Chef Joy’s Grocerant Builds Downtown Grocery Hub

By Jessica Maurer, posted Jun 5, 2024
After purchasing the former Better Basket grocery store in downtown Wilmington earlier this year, Joy Vunk rebranded the business as Chef Joy's Grocerant. (Photo by Jessica Maurer)
Chef Joy Vunk is passionate about both cooking and the grocery business. 

In January, she purchased Better Basket, a grocery store that’s operated at 143 N. Front St. since 2021, and rebranded it as Chef Joy’s Grocerant. A grocerant is a grocery store that sells prepared meals either to eat on-site or take home.

Before purchasing the business, Vunk served as the president of Better Basket. The store began in 2016 as Farmin’ on Front, a Farmin’ Brands division that closed following damages sustained during Hurricane Florence in 2018.

Vunk describes her role as building a downtown grocery store. She said it’s an ongoing process of finding the right mix of products to satisfy the downtown market. 

Since taking over the store, she’s made it a priority to make and assemble the store’s grab-and-go items in-house. The store previously brought in some of its sandwiches, salads and frozen entrees from other area distributors, despite having a commercial kitchen on site, Vunk said. Now, all baked goods, grab-and-go lunch items, frozen pizzas and casseroles and many dips are all homemade. 

“We do a very big grab-and-go business,” Vunk said. “We’re serving hundreds of people a day, and this is the model that makes sense – people want something quick and easy, yet healthy at the same time.”

In addition to the grab-and-go items, the grocerant carries a wide range of pantry staples from sugar and flour to rice and pasta sauce.
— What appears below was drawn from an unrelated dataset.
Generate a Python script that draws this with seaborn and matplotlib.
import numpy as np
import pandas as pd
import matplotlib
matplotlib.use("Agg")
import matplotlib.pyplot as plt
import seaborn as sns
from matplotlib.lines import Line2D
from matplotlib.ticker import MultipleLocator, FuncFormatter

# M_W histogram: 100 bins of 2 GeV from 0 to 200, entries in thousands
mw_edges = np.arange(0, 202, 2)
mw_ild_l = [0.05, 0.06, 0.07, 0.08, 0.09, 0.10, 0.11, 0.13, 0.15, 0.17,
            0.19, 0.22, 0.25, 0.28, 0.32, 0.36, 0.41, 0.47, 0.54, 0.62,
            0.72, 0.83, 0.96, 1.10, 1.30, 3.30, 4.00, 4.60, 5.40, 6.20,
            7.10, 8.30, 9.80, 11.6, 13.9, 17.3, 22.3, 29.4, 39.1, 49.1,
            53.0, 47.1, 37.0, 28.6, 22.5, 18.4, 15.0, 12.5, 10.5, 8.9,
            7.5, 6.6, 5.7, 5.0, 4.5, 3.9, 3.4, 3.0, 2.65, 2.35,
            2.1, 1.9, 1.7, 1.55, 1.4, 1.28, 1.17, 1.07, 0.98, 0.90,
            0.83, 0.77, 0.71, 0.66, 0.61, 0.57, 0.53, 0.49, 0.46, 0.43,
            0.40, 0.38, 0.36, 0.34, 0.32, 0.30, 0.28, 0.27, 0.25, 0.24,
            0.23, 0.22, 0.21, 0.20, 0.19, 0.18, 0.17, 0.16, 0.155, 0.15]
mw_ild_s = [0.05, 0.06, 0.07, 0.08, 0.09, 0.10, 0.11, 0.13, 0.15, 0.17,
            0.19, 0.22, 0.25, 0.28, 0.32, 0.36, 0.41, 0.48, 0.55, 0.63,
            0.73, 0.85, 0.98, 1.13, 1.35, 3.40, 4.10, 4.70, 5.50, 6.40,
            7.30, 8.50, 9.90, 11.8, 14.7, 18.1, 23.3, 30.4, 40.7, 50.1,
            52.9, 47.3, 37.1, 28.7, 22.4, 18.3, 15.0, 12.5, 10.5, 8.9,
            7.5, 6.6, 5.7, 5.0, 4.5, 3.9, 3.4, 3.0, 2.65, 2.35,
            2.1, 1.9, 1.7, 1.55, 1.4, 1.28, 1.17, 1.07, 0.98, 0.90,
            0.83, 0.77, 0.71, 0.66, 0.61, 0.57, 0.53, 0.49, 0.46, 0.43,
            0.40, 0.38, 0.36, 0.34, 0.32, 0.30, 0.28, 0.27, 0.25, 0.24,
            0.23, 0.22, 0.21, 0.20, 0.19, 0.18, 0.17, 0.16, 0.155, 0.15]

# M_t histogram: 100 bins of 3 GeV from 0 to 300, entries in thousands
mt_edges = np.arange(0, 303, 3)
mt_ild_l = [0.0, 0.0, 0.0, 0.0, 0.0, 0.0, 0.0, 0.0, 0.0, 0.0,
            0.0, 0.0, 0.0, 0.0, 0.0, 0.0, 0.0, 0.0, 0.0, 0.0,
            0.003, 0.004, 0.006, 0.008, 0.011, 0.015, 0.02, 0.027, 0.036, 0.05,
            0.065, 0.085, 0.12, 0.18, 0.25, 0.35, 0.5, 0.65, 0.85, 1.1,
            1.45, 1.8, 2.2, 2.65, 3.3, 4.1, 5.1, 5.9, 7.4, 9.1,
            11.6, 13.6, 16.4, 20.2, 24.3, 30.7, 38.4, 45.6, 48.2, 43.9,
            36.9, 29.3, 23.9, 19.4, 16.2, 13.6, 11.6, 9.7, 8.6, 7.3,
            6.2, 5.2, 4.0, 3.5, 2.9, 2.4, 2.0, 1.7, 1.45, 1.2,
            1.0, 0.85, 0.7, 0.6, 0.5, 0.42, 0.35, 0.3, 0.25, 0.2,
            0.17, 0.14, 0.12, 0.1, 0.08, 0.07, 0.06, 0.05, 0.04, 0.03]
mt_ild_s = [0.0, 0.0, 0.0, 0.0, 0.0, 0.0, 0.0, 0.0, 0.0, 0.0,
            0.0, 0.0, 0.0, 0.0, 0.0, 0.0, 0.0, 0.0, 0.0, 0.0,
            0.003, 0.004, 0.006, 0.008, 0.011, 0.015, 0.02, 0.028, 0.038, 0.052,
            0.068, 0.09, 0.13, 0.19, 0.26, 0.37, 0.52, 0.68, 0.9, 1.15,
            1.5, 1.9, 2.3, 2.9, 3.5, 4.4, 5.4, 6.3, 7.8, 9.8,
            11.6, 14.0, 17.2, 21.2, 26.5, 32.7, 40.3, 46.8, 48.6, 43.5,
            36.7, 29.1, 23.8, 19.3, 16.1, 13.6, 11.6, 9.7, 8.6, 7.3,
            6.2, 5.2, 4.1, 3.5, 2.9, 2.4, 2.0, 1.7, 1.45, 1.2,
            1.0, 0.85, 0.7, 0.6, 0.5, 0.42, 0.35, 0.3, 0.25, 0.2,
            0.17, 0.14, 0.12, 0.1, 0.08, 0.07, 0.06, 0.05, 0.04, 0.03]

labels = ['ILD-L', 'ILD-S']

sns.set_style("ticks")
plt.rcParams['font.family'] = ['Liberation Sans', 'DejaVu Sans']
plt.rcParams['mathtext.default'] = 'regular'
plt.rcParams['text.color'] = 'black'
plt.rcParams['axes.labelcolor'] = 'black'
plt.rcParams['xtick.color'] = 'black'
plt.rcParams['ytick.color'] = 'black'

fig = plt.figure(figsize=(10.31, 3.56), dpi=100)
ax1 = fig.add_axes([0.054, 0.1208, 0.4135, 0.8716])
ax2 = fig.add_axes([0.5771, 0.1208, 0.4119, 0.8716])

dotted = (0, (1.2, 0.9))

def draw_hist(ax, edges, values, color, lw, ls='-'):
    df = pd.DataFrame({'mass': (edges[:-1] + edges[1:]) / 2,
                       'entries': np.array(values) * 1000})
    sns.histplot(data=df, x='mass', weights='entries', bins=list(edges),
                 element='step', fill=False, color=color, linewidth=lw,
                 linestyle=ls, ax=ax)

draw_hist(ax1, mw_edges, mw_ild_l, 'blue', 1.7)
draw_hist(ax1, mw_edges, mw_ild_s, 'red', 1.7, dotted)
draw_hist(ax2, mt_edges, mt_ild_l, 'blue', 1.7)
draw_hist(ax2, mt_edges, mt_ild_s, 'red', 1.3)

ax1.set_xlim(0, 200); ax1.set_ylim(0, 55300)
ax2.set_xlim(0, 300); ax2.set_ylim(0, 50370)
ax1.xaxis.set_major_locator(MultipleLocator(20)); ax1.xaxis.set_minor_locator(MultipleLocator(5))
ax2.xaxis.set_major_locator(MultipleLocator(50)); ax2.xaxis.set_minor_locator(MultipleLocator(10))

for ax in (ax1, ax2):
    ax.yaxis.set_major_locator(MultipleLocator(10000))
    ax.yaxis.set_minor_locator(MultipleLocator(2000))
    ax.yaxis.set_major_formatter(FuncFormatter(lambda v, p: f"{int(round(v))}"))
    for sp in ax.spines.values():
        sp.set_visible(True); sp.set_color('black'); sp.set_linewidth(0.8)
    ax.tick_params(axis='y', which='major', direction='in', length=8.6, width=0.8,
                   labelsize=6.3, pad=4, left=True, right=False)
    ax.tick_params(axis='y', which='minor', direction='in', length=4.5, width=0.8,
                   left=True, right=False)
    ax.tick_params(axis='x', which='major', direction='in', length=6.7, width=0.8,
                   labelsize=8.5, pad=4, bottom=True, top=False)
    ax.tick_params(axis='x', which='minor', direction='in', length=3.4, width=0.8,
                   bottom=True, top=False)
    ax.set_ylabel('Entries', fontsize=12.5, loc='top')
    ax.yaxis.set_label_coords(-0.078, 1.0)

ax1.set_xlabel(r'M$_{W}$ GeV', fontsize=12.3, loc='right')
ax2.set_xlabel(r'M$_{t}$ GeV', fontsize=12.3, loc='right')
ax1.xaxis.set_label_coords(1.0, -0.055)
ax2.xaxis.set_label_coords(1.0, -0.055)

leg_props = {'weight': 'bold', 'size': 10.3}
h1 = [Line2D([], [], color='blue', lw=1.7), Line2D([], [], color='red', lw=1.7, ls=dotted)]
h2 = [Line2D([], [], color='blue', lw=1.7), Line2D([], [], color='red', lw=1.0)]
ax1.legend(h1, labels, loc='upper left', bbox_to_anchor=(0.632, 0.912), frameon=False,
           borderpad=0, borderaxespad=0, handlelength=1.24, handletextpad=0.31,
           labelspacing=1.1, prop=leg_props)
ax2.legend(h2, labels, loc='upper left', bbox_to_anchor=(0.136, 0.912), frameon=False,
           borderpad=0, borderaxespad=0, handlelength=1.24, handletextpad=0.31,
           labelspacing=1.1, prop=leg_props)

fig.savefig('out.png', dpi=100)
There is also a fresh produce section and a large selection of cheeses and gourmet snacks. Many of the specialty snacks and condiments not produced on-site are locally or regionally made. Customers will find an array of sodas and juices along with wine and beer and a self-service coffee and tea bar. 

Vunk said she is proud to support local artisans and small businesses by offering locally produced goods and artwork. The store occasionally hosts wine tastings and live music, and Vunk hopes to one day incorporate cooking classes as well. 

“We want people to think of this as more than a grocery store,” Vunk said. “It’s more than just a place to shop and eat, it’s a community hub.”